Long Threads Rendering

Pagination prevents sending tens of thousands of comments at once. Users can load pages sequentially.


Load and Bottleneck Analysis

Database Load

DB is the critical resource. Sharding reduces per-shard load. Cache reduces read pressure. Proper indexing and selecting only needed columns helps. Closure joins are O(n) in subtree size; pagination + depth cap keep n manageable.

Cache Memory Bottleneck

We cache only hot posts (LRU/LFU eviction). Typical long-tail distribution means caching provides significant benefit.

Network Bandwidth

Large threads mean large payloads. Compress JSON responses. Optionally use CDN edge caching for short TTL windows (adds staleness but can absorb huge read traffic).

Service CPU

Assembling JSON and sorting can be CPU-heavy for large responses.

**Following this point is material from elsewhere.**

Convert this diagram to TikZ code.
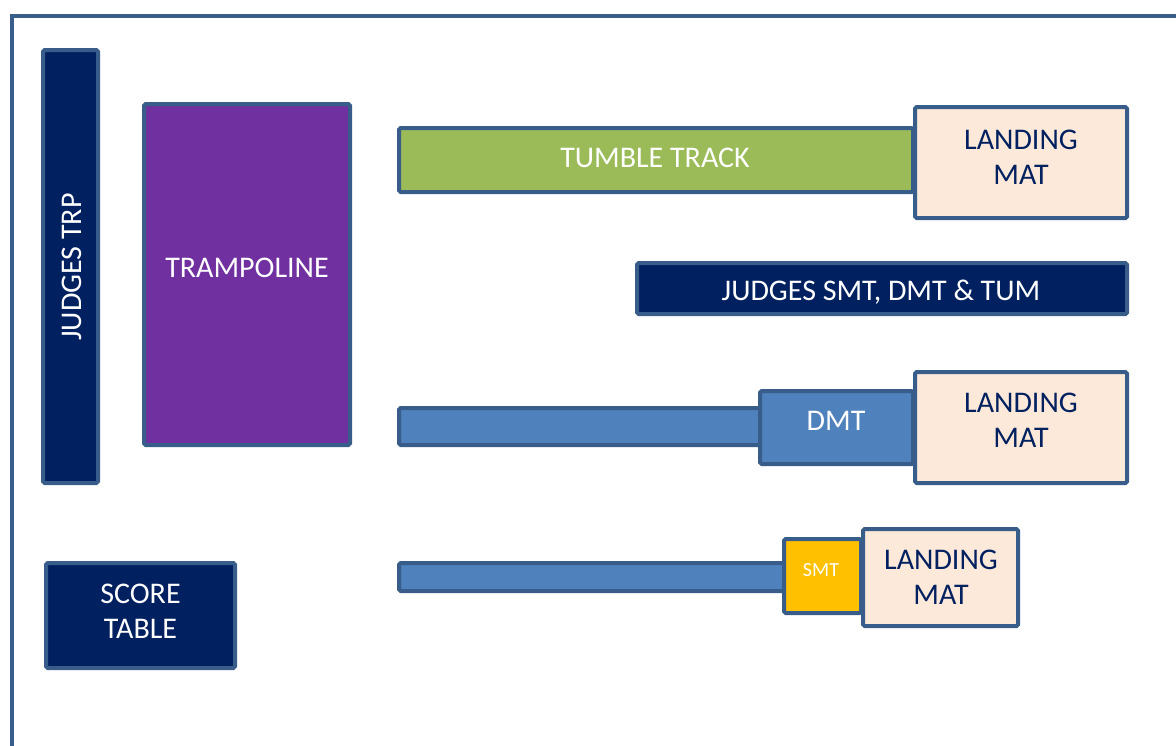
\documentclass[tikz,border=0pt]{standalone}
\usepackage{fontspec}
\setmainfont{Carlito}
\usepackage{tikz}

\definecolor{edge}{HTML}{385D8A}
\definecolor{navy}{HTML}{002060}
\definecolor{plum}{HTML}{7030A0}
\definecolor{grass}{HTML}{9BBB59}
\definecolor{steel}{HTML}{4F81BD}
\definecolor{gold}{HTML}{FFC000}
\definecolor{peach}{HTML}{FDE9D9}

\tikzset{
    piece/.style={draw=edge, line width=2pt, rounded corners=0.8pt},
    lbl/.style={text=white, font=\fontsize{15}{17.5}\selectfont, align=center},
    matlbl/.style={text=navy, font=\fontsize{15}{17.5}\selectfont, align=center}
}

\begin{document}
\begin{tikzpicture}[x=0.5pt, y=-0.5pt]
    \clip (0,0) rectangle (1176,745);
    \draw[edge, line width=2pt] (12,16) rectangle (1200,780);

    \draw[piece, fill=navy] (43,50) rectangle (98,483);
    \draw[piece, fill=plum] (144,104) rectangle (350,445);
    \draw[piece, fill=navy] (46,563) rectangle (235,668);

    \draw[piece, fill=grass] (399,128) rectangle (913,192);
    \draw[piece, fill=peach] (915,107) rectangle (1127,218);

    \draw[piece, fill=navy] (637,263) rectangle (1127,314);

    \draw[piece, fill=steel] (399,408) rectangle (760,445);
    \draw[piece, fill=steel] (760,391) rectangle (913,464);
    \draw[piece, fill=peach] (915,372) rectangle (1127,483);

    \draw[piece, fill=steel] (399,563) rectangle (784,591);
    \draw[piece, fill=gold] (784,539) rectangle (861,613);
    \draw[piece, fill=peach] (863,529) rectangle (1018,626);

    \node[lbl, rotate=90] (trp) at (72,267) {JUDGES TRP};
    \node[lbl] (tramp) at (247,268) {TRAMPOLINE};
    \node[lbl] (score) at (140.5,611) {SCORE\\TABLE};
    \node[lbl] (tumble) at (655,158) {TUMBLE TRACK};
    \node[matlbl] (mat1) at (1021,157) {LANDING\\MAT};
    \node[lbl] (judges) at (881,292) {JUDGES SMT, DMT \& TUM};
    \node[lbl] (dmt) at (836,421) {DMT};
    \node[matlbl] (mat2) at (1021,420) {LANDING\\MAT};
    \node[lbl, font=\fontsize{10}{12}\selectfont] (smt) at (821,570) {SMT};
    \node[matlbl] (mat3) at (941,577) {LANDING\\MAT};
\end{tikzpicture}
\end{document}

Mitigate with efficient libraries and response size limits. Scale out service instances.

In summary, the main bottlenecks are at the data layer. We address them with sharding, indexing, and caching. Remaining hotspots can be mitigated with targeted strategies.


Future improvements

Our design covers the core functionality. Possible future work:


Upvotes/Downvotes (Likes)

Add vote tracking (per-comment tally + per-user vote records). Add APIs like POST /comments/{id}/vote. Supporting “Top” sorting adds new query patterns and indexes.


Notifications

On reply creation, enqueue an event to a Notification Service to notify the parent’s author (if registered). Anonymous users likely won’t be notified.


Editing Comments

Add an API to update comment content. Update comment row, set edited=true, updated_at. Invalidate cache for the post/thread. Closure table unchanged.


Optimize Closure Table Storage

Potentially drop self-links or pack depth more efficiently if space becomes an issue (at cost of query complexity).


Graph Database Alternative

Considered only if graph queries become a core feature; likely overkill for this use case.


Refinement of Sharding

Implement dynamic shard rebalancing and data migration during off-peak hours.


Public API or Integration

Expose a public comment API with rate limits, or multi-tenant support for embedding across sites (like Disqus). Out of scope for current design.